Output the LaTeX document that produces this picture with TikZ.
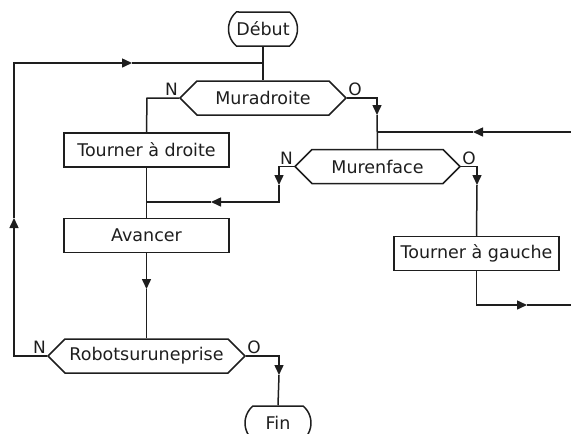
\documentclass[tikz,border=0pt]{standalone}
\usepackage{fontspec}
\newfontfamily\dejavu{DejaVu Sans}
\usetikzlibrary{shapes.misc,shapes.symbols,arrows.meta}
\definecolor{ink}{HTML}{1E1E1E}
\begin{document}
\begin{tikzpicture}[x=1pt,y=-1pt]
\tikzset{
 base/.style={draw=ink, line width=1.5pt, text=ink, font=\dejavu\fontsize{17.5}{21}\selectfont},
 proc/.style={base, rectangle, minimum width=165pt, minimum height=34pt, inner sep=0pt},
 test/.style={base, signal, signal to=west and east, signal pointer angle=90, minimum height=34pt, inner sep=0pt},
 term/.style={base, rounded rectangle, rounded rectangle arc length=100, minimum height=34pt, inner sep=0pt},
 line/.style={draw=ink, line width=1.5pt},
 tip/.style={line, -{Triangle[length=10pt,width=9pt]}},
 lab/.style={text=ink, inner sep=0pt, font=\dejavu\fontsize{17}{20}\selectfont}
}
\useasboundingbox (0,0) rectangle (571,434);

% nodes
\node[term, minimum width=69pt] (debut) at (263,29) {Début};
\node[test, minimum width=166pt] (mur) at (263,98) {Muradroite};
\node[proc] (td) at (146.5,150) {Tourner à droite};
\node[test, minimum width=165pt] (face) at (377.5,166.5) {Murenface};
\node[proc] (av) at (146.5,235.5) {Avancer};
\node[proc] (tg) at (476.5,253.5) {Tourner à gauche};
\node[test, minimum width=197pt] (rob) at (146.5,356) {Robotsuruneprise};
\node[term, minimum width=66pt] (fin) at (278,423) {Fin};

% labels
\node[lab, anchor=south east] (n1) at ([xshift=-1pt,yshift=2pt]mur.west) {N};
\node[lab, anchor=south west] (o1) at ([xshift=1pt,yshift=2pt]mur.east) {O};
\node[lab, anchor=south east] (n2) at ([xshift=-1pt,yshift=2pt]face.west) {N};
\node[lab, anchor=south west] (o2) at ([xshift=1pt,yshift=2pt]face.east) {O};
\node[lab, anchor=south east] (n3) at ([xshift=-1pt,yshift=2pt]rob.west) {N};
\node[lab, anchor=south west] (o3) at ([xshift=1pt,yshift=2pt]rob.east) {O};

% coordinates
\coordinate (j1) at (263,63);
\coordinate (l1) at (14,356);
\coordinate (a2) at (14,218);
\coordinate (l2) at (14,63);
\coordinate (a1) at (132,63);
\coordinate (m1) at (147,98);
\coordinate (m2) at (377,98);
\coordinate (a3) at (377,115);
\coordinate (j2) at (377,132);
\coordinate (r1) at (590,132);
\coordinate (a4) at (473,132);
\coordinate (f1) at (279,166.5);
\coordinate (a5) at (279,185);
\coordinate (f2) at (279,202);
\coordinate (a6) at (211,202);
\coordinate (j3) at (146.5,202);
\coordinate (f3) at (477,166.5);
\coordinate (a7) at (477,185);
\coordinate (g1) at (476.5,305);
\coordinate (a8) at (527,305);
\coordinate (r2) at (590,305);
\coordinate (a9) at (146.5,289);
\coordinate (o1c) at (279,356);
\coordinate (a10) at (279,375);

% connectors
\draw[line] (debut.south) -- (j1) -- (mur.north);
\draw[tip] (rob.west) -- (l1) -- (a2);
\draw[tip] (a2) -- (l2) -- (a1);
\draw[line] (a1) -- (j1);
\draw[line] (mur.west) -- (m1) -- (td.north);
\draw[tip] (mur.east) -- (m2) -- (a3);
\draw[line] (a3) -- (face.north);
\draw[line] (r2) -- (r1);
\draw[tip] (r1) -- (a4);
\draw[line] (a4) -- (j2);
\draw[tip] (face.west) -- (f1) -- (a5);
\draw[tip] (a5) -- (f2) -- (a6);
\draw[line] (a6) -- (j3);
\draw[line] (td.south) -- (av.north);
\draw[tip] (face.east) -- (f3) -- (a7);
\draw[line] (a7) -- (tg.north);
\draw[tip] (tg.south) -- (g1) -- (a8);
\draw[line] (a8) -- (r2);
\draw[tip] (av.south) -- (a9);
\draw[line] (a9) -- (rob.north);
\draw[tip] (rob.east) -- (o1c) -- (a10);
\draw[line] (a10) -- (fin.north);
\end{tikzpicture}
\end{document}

----------

Retype the whole listing, keeping every line identical and omitting all pictures.

Output the LaTeX document that produces this picture with TikZ.
\documentclass[tikz,border=0pt]{standalone}
\usepackage{fontspec}
\newfontfamily\dejavu{DejaVu Sans}
\usetikzlibrary{shapes.misc,shapes.symbols,arrows.meta}
\definecolor{ink}{HTML}{1E1E1E}
\begin{document}
\begin{tikzpicture}[x=1pt,y=-1pt]
\tikzset{
 base/.style={draw=ink, line width=1.5pt, text=ink, font=\dejavu\fontsize{17.5}{21}\selectfont},
 proc/.style={base, rectangle, minimum width=165pt, minimum height=34pt, inner sep=0pt},
 test/.style={base, signal, signal to=west and east, signal pointer angle=90, minimum height=34pt, inner sep=0pt},
 term/.style={base, rounded rectangle, rounded rectangle arc length=100, minimum height=34pt, inner sep=0pt},
 line/.style={draw=ink, line width=1.5pt},
 tip/.style={line, -{Triangle[length=10pt,width=9pt]}},
 lab/.style={text=ink, inner sep=0pt, font=\dejavu\fontsize{17}{20}\selectfont}
}
\useasboundingbox (0,0) rectangle (571,434);

% nodes
\node[term, minimum width=69pt] (debut) at (263,29) {Début};
\node[test, minimum width=166pt] (mur) at (263,98) {Muradroite};
\node[proc] (td) at (146.5,150) {Tourner à droite};
\node[test, minimum width=165pt] (face) at (377.5,166.5) {Murenface};
\node[proc] (av) at (146.5,235.5) {Avancer};
\node[proc] (tg) at (476.5,253.5) {Tourner à gauche};
\node[test, minimum width=197pt] (rob) at (146.5,356) {Robotsuruneprise};
\node[term, minimum width=66pt] (fin) at (278,423) {Fin};

% labels
\node[lab, anchor=south east] (n1) at ([xshift=-1pt,yshift=2pt]mur.west) {N};
\node[lab, anchor=south west] (o1) at ([xshift=1pt,yshift=2pt]mur.east) {O};
\node[lab, anchor=south east] (n2) at ([xshift=-1pt,yshift=2pt]face.west) {N};
\node[lab, anchor=south west] (o2) at ([xshift=1pt,yshift=2pt]face.east) {O};
\node[lab, anchor=south east] (n3) at ([xshift=-1pt,yshift=2pt]rob.west) {N};
\node[lab, anchor=south west] (o3) at ([xshift=1pt,yshift=2pt]rob.east) {O};

% coordinates
\coordinate (j1) at (263,63);
\coordinate (l1) at (14,356);
\coordinate (a2) at (14,218);
\coordinate (l2) at (14,63);
\coordinate (a1) at (132,63);
\coordinate (m1) at (147,98);
\coordinate (m2) at (377,98);
\coordinate (a3) at (377,115);
\coordinate (j2) at (377,132);
\coordinate (r1) at (590,132);
\coordinate (a4) at (473,132);
\coordinate (f1) at (279,166.5);
\coordinate (a5) at (279,185);
\coordinate (f2) at (279,202);
\coordinate (a6) at (211,202);
\coordinate (j3) at (146.5,202);
\coordinate (f3) at (477,166.5);
\coordinate (a7) at (477,185);
\coordinate (g1) at (476.5,305);
\coordinate (a8) at (527,305);
\coordinate (r2) at (590,305);
\coordinate (a9) at (146.5,289);
\coordinate (o1c) at (279,356);
\coordinate (a10) at (279,375);

% connectors
\draw[line] (debut.south) -- (j1) -- (mur.north);
\draw[tip] (rob.west) -- (l1) -- (a2);
\draw[tip] (a2) -- (l2) -- (a1);
\draw[line] (a1) -- (j1);
\draw[line] (mur.west) -- (m1) -- (td.north);
\draw[tip] (mur.east) -- (m2) -- (a3);
\draw[line] (a3) -- (face.north);
\draw[line] (r2) -- (r1);
\draw[tip] (r1) -- (a4);
\draw[line] (a4) -- (j2);
\draw[tip] (face.west) -- (f1) -- (a5);
\draw[tip] (a5) -- (f2) -- (a6);
\draw[line] (a6) -- (j3);
\draw[line] (td.south) -- (av.north);
\draw[tip] (face.east) -- (f3) -- (a7);
\draw[line] (a7) -- (tg.north);
\draw[tip] (tg.south) -- (g1) -- (a8);
\draw[line] (a8) -- (r2);
\draw[tip] (av.south) -- (a9);
\draw[line] (a9) -- (rob.north);
\draw[tip] (rob.east) -- (o1c) -- (a10);
\draw[line] (a10) -- (fin.north);
\end{tikzpicture}
\end{document}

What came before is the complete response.